=== TASK PROMPT ===
Return the lines where the word "this" occurs.

=== RECORDS PROVIDED ===

━━━━━━━━━━━━━━━━━━━━━━━━━━━━━━

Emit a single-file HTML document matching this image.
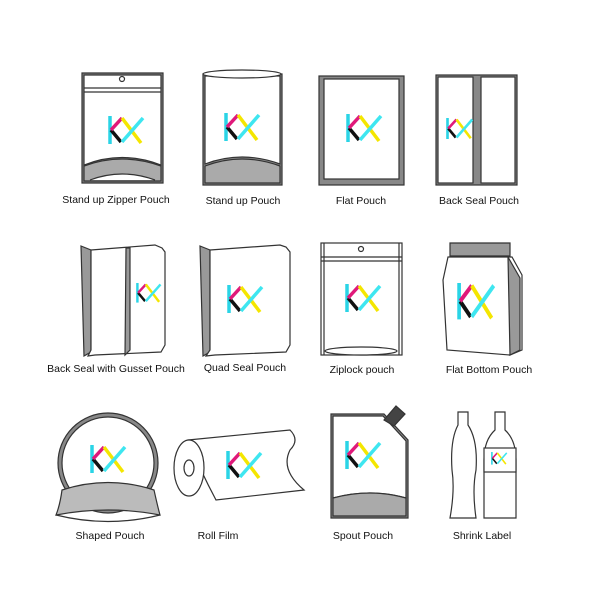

━━━━━━━━━━━━━━━━━━━━━━━━━━━━━━

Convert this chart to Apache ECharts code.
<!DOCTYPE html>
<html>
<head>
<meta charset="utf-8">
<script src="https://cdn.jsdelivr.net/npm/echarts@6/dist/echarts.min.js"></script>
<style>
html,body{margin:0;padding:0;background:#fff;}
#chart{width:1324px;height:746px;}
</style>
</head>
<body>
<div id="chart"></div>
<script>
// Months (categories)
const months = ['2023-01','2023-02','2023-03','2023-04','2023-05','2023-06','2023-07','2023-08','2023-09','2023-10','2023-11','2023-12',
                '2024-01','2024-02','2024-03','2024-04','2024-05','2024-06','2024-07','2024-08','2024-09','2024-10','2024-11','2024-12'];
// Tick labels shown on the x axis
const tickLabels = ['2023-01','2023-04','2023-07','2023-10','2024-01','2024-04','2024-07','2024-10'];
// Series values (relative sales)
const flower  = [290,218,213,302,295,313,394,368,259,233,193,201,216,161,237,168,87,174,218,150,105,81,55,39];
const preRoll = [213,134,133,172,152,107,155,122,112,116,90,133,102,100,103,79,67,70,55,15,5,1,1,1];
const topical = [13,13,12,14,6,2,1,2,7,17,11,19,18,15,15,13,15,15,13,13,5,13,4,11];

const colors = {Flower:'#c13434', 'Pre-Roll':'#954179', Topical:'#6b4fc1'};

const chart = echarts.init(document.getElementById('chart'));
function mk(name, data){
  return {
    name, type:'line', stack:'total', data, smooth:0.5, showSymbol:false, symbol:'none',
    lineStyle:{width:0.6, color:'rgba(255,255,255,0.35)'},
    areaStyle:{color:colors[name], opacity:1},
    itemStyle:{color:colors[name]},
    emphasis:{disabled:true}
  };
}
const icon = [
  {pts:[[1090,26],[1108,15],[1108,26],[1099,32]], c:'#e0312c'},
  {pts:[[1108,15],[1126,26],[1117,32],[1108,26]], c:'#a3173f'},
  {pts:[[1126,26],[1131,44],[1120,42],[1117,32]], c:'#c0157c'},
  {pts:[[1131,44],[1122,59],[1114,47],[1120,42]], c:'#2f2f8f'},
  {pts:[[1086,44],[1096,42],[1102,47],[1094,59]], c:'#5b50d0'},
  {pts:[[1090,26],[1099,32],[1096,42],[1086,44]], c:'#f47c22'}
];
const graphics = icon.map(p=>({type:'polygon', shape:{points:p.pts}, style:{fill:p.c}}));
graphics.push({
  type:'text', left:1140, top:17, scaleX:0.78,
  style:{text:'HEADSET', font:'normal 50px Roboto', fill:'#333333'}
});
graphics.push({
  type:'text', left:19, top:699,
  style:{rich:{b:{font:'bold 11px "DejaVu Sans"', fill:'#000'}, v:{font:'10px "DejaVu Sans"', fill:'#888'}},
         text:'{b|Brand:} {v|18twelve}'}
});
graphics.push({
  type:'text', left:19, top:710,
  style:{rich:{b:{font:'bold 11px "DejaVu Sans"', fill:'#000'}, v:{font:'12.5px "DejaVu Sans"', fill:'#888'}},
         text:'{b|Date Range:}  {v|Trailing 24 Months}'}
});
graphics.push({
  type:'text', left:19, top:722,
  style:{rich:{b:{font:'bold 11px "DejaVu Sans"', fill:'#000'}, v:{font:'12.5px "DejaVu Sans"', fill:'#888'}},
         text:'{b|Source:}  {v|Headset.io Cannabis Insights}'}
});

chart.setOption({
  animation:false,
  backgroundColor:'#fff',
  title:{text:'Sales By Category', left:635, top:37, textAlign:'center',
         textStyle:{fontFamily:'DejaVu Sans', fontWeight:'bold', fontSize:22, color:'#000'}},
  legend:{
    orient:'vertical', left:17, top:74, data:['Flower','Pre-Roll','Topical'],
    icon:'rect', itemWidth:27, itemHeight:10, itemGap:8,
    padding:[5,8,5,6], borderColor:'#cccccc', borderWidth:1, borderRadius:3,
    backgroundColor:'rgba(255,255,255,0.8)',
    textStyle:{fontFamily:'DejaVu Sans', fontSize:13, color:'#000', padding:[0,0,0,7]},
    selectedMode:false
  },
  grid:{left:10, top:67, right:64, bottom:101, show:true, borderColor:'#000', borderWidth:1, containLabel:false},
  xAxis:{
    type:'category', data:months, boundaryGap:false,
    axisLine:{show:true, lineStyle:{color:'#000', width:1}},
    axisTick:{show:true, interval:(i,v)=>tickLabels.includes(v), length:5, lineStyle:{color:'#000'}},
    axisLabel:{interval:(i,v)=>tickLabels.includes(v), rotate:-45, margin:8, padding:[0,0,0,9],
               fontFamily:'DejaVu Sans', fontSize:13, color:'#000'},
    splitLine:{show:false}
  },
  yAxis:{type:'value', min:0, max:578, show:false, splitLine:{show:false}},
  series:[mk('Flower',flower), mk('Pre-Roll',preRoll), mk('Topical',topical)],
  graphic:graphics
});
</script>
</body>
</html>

━━━━━━━━━━━━━━━━━━━━━━━━━━━━━━

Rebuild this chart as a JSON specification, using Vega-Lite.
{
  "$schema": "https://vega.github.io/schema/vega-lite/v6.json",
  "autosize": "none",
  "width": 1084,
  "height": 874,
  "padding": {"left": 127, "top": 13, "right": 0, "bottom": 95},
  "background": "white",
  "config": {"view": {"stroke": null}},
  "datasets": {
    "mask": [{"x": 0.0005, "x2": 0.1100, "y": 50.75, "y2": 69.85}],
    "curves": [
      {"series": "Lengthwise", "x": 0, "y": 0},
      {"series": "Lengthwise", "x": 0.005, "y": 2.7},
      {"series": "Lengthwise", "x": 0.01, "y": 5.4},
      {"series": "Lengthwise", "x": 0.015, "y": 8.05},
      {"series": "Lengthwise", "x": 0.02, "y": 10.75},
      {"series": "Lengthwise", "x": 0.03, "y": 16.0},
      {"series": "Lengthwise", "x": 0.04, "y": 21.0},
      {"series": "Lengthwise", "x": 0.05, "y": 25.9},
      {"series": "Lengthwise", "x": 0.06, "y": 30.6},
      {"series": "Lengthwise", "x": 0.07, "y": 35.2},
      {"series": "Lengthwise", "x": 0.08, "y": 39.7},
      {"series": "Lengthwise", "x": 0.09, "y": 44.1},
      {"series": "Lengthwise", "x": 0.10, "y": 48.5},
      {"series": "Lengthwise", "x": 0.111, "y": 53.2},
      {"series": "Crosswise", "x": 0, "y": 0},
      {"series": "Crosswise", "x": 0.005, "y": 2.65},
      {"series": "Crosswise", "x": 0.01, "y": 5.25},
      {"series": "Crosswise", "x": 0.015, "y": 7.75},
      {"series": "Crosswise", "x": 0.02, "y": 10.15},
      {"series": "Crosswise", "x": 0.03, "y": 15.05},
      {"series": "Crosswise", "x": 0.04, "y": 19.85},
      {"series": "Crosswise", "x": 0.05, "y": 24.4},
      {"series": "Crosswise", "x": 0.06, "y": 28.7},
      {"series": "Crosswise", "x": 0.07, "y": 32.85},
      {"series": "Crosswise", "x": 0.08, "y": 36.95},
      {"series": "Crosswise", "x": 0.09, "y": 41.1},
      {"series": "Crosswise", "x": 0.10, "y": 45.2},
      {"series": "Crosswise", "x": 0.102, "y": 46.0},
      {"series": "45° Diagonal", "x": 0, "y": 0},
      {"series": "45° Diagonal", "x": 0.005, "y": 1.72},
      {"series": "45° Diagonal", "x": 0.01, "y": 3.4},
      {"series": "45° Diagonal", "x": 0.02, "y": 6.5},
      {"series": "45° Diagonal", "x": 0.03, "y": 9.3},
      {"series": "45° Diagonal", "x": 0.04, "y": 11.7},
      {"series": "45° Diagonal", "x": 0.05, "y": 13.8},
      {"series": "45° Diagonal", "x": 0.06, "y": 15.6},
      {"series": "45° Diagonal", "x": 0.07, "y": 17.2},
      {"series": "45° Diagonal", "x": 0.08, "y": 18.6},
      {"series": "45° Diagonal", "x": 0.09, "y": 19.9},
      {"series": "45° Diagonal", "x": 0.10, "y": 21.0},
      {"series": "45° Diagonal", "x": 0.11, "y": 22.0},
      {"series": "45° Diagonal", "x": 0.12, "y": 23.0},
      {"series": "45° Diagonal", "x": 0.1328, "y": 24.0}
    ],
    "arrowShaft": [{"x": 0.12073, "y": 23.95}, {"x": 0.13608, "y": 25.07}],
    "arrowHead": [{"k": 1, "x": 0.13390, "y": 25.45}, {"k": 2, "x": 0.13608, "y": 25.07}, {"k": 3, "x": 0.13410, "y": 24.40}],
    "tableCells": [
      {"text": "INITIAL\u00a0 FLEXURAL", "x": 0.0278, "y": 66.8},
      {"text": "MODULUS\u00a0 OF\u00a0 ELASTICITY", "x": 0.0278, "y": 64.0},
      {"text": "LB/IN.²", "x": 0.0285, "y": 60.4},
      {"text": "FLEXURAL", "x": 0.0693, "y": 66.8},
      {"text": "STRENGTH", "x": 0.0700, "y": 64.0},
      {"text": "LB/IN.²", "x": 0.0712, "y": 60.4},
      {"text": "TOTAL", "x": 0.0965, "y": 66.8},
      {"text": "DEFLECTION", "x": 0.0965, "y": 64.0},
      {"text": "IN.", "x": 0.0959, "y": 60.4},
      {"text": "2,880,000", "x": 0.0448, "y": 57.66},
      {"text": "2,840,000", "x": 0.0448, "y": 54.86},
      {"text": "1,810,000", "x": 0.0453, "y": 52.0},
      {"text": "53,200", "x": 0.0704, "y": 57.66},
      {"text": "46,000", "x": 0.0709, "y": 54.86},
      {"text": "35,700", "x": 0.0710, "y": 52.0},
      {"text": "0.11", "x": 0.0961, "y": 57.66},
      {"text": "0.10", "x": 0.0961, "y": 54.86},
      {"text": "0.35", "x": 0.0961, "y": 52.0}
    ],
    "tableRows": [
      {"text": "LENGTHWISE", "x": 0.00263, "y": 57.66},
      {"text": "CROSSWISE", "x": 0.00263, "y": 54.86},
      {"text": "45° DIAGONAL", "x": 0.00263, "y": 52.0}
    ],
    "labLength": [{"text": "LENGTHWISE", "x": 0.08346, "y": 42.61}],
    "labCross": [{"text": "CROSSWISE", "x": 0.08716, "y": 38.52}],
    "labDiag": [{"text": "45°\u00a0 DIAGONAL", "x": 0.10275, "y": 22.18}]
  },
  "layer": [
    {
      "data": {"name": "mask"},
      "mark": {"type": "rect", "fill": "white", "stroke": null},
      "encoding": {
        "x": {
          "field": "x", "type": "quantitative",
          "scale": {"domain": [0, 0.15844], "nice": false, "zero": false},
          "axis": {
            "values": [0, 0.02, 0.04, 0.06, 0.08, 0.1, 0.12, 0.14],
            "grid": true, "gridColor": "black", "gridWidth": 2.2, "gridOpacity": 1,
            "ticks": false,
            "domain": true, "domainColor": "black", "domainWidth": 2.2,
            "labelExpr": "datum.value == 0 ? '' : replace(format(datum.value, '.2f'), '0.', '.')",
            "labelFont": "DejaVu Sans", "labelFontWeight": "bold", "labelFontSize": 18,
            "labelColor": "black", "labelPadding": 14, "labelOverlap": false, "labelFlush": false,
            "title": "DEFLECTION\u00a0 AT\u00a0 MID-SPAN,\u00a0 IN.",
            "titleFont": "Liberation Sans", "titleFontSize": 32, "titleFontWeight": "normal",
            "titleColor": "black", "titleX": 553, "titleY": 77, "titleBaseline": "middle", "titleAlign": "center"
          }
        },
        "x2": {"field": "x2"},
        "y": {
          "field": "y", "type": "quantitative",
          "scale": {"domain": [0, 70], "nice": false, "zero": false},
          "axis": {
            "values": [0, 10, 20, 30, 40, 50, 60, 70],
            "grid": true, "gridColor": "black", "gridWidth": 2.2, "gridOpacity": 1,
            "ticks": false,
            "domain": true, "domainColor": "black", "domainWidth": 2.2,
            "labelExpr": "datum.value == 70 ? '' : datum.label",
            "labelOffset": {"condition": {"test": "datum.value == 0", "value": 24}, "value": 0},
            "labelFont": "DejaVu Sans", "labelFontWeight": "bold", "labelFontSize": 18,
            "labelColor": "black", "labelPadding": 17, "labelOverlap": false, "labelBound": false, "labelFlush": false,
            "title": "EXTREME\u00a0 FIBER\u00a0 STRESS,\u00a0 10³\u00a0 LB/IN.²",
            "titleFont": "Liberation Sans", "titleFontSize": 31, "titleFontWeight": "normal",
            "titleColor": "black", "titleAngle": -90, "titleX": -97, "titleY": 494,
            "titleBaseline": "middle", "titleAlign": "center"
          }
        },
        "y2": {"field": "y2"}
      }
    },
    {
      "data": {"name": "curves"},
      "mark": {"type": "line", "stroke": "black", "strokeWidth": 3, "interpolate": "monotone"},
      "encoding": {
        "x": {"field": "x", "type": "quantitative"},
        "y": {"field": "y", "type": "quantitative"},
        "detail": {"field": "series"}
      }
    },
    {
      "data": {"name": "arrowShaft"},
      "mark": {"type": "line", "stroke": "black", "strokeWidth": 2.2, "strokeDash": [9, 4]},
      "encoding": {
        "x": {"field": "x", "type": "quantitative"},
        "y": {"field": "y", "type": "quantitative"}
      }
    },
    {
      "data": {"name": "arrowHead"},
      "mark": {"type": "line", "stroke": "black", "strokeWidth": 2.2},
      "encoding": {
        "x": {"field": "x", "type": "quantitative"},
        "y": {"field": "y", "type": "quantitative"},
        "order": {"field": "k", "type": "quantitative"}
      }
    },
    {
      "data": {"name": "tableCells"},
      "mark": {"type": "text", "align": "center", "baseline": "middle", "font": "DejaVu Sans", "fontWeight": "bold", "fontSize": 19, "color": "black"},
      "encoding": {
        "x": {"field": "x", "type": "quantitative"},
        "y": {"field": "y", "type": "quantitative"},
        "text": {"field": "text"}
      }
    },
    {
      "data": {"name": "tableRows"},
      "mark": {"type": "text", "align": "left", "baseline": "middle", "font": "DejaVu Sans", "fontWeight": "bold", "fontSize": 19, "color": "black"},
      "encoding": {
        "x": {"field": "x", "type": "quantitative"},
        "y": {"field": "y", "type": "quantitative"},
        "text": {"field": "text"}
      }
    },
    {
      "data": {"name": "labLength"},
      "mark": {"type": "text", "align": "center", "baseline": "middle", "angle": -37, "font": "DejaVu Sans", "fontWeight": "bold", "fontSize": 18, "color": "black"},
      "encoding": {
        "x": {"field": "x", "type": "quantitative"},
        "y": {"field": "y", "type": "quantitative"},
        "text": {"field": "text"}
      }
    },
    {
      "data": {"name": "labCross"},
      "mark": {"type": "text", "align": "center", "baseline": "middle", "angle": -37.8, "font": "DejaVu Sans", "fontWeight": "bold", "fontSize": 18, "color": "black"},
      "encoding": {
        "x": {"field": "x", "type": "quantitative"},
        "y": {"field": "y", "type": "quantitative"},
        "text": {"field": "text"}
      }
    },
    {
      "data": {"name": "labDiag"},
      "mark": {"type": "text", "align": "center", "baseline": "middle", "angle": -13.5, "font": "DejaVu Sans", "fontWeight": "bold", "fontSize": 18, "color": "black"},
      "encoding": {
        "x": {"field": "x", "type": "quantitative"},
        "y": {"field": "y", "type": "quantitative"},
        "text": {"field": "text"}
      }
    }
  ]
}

━━━━━━━━━━━━━━━━━━━━━━━━━━━━━━

=== COMPLETED TASK ===
Emit a single-file HTML document matching this image.
Convert this chart to Apache ECharts code.
Rebuild this chart as a JSON specification, using Vega-Lite.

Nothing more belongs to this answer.